Moneyball Sentencing

October 27, 2014 | By ANASTASIA BODEN

University of New Mexico School of Law Professor Dawinder Sidhu has an excellent article

Brad Pitt as Billy Beane

available at SSRN about the criminal justice’s system increasing use of statistics to predict a defendant’s future dangerousness.  Professor Sidhu analogizes to the concept of Moneyball—or the practice of using batting statistics to predict a baseball player’s future performance (as popularized by Oakland As General Manager Billy Beane).  In order to save money, reduce subjectivity, and increase accuracy, the sentencing community is increasingly relying on the rate of recidivism (fancy legal world for repeat criminal behavior) for groups in order to predict the rate of repeat criminal behavior for others who possess the same group characteristics.
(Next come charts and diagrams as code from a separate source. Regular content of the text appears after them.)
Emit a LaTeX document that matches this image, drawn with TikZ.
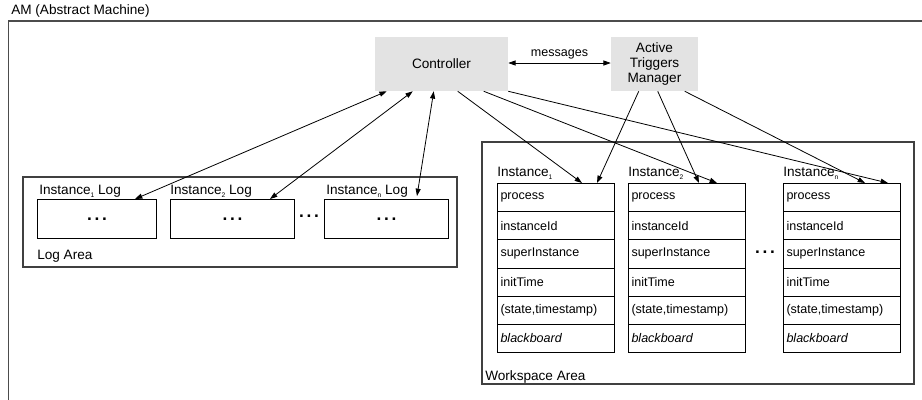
\documentclass[tikz,border=0pt]{standalone}
\usepackage{fontspec}
\setmainfont{Liberation Sans}
\usetikzlibrary{arrows.meta,calc}

% small lowered index for instance names
\newcommand{\idx}[1]{\raisebox{-0.4ex}{\fontsize{5}{5}\selectfont #1}}
% spaced bold ellipsis
\newcommand{\gapdots}{.\hspace{2pt}.\hspace{2pt}.}

\begin{document}
\begin{tikzpicture}[x=0.75pt,y=-0.75pt,
  lbl/.style={font=\fontsize{10.2}{11.3}\selectfont, inner sep=0},
  small/.style={font=\fontsize{9.4}{11}\selectfont, inner sep=0},
  component/.style={fill=black!11, inner sep=0, align=center,
    font=\fontsize{10.2}{11.3}\selectfont},
  area/.style={draw=black!75, line width=0.8pt},
  logbox/.style={draw, line width=0.75pt, anchor=north west, inner sep=0,
    minimum height={39*0.75pt}, font=\bfseries\fontsize{13}{13}\selectfont},
  fieldrow/.style={draw, line width=0.75pt, anchor=north west,
    minimum width={117*0.75pt}, minimum height={28.17*0.75pt},
    text width={111*0.75pt}, align=left, inner xsep={3*0.75pt}, inner ysep=0,
    font=\fontsize{9.4}{11}\selectfont},
  dots/.style={font=\bfseries\fontsize{13}{13}\selectfont, inner sep=0},
  link/.style={line width=0.6pt, -{Triangle[length=5.5pt,width=3.8pt]}},
  biglink/.style={line width=0.6pt, {Triangle[length=5.5pt,width=3.8pt]}-{Triangle[length=5.5pt,width=3.8pt]}}
]
\useasboundingbox (0,0) rectangle (922,400);
\clip (0,0) rectangle (922,400);

% abstract machine frame (continues past the page edges)
\draw[draw=black!70, line width=1.1pt] (8.5,420) |- (940,21);
\node[lbl, anchor=west] (amlabel) at (11,11) {AM (Abstract Machine)};

% controller and triggers manager
\node[component, minimum width={133*0.75pt}, minimum height={54*0.75pt}] (ctrl) at (441.5,64) {Controller};
\node[component, minimum width={87*0.75pt}, minimum height={54*0.75pt}] (atm) at (654.5,64) {Active\\Triggers\\Manager};
\draw[biglink] (ctrl.east |- 0,63) -- (atm.west |- 0,63)
  node[midway, above=2.5pt, small] (msg) {messages};

% log area
\draw[area] (23,177) rectangle (457,267);
\node[lbl, anchor=west] (logarea) at (37,256) {Log Area};
\node[logbox, minimum width={119*0.75pt}] (log1) at (37,199) {\gapdots};
\node[logbox, minimum width={124*0.75pt}] (log2) at (170,199) {\gapdots};
\node[logbox, minimum width={124*0.75pt}] (logn) at (324,199) {\gapdots};
\node[lbl, anchor=west] (log1lbl) at (39,191) {Instance\idx{1} Log};
\node[lbl, anchor=west] (log2lbl) at (170,191) {Instance\idx{2} Log};
\node[lbl, anchor=west] (lognlbl) at (326,191) {Instance\idx{n} Log};
\node[dots] (logdots) at (309,216) {\gapdots};

% workspace area
\draw[area] (482,142) rectangle (914,384);
\node[lbl, anchor=west] (wslabel) at (485,377) {Workspace Area};
\foreach \n/\x in {1/497, 2/628, n/783} {
  \node[lbl, anchor=south west] (inst\n lbl) at (\x,180) {Instance\idx{\n}};
  \foreach \f [count=\k] in {process, instanceId, superInstance, initTime,
      {(state,timestamp)}, {\itshape blackboard}} {
    \node[fieldrow] (inst\n-\k) at (\x,{183+(\k-1)*28.17}) {\f};
  }
}
\node[dots] (wsdots) at (765,252) {\gapdots};

% controller <-> logs
\draw[biglink] ($(ctrl.south west)+(12,0)$) -- ($(log1.north west)+(98,0)$);
\draw[biglink] ($(ctrl.south west)+(38,0)$) -- ($(log2.north west)+(100,0)$);
\draw[biglink] ($(ctrl.south west)+(59,0)$) -- ($(logn.north west)+(93,-3)$);

% controller -> instances
\draw[link] ($(ctrl.south west)+(83,0)$) -- ($(inst1-1.north west)+(85,0)$);
\draw[link] ($(ctrl.south west)+(109,0)$) -- ($(inst2-1.north west)+(89,0)$);
\draw[link] (ctrl.south east) -- ($(instn-1.north west)+(105,0)$);

% triggers manager -> instances
\draw[link] ($(atm.south west)+(28,0)$) -- ($(inst1-1.north west)+(100,0)$);
\draw[link] ($(atm.south west)+(47,0)$) -- ($(inst2-1.north west)+(71,0)$);
\draw[link] ($(atm.south west)+(74,0)$) -- ($(instn-1.north west)+(82,0)$);
\end{tikzpicture}
\end{document}
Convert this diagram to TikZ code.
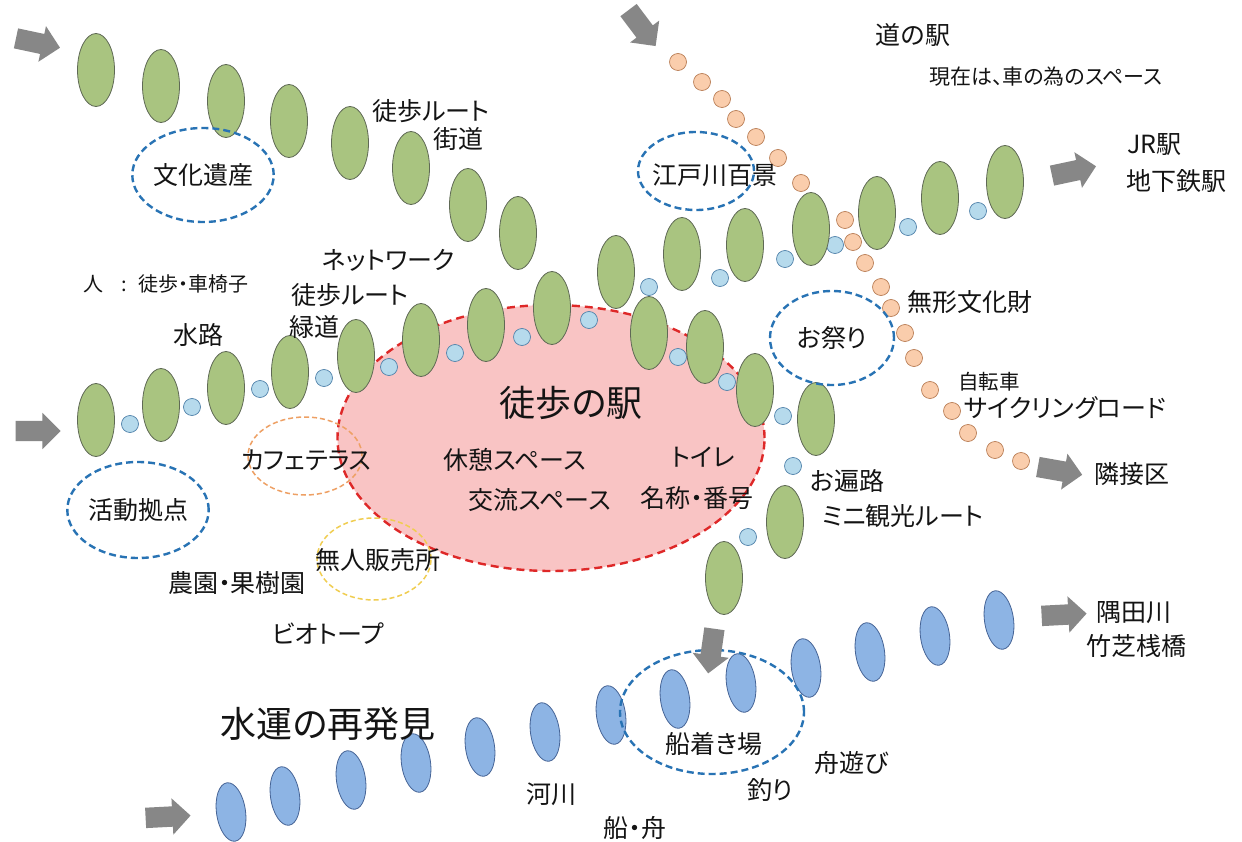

As Professor Sindhu points out, this system is flawed for quite a few reasons:

First, it “premise[s] punishment on group characteristics which the individual possesses by accident of birth or cannot otherwise meaningfully change.”  In other words, it is fundamentally unfair.

Second, people change.  Predicting future behavior on the basis of the past behavior of others views humans as unchangeable and predestined, with little control over their behavior.

Third, some of these characteristics, like race, sex, national origin, and religion, are forbidden by the Constitution.

Interestingly, PLF CPIL attorney Wen Fa recently discussed Moneyball in the context of racial preferences.  As he notes, Moneyball teaches us that we shouldn’t assume long-accepted platitudes to be true:

Many of the reasons for racial preferences, accepted as facts of life, are either highly debatable or simply not true.  Contrary to popular belief, affirmative action programs do little to remedy past discrimination; current beneficiaries usually have nothing in common with past victims except for the color of their skin (and sometimes not even that).  And even those beneficiaries are, in the long run, less likely to succeed than their counterparts.  Further, the idea that diversity creates educational benefits has been weakened by studies showing that diversity manufactured through race-based preferences helps no one.

Applying Professor Sidhu’s article to this thought offers a further insight: while using certain factors in the college application process to admit those with a best chance of success or highest contribution to the college community may offer some benefits, there are some characteristics that just should be off the table.  Race-based preferences benefit some and burden others based on a characteristic with which individuals are born and can do little to change, they view individuals as products of their race, and they raise serious constitutional concerns.  To add to that, and as PLF has argued in many amicus briefs, racial-preferences highlight purely racial diversity, and thus emphasize racial difference; they reduce “race” to a very narrow concept; they undermine important achievements by minorities by causing some to believe that those achievements are the product of race-preference; they set up racial minorities for failure by admitting some to schools for which they are underprepared, and they therefore perpetuate sterotypes.

As Justice Thomas said in his dissenting opinion in Grutter, “The Constitution abhors classifications based on race, not only because those classifications can harm favored races or are based on illegitimate motives, but also because every time the government places citizens on racial registers and makes race relevant to the provision of burdens or benefits, it demeans us all.”

The same is true whether race is being used in schools, or in jails.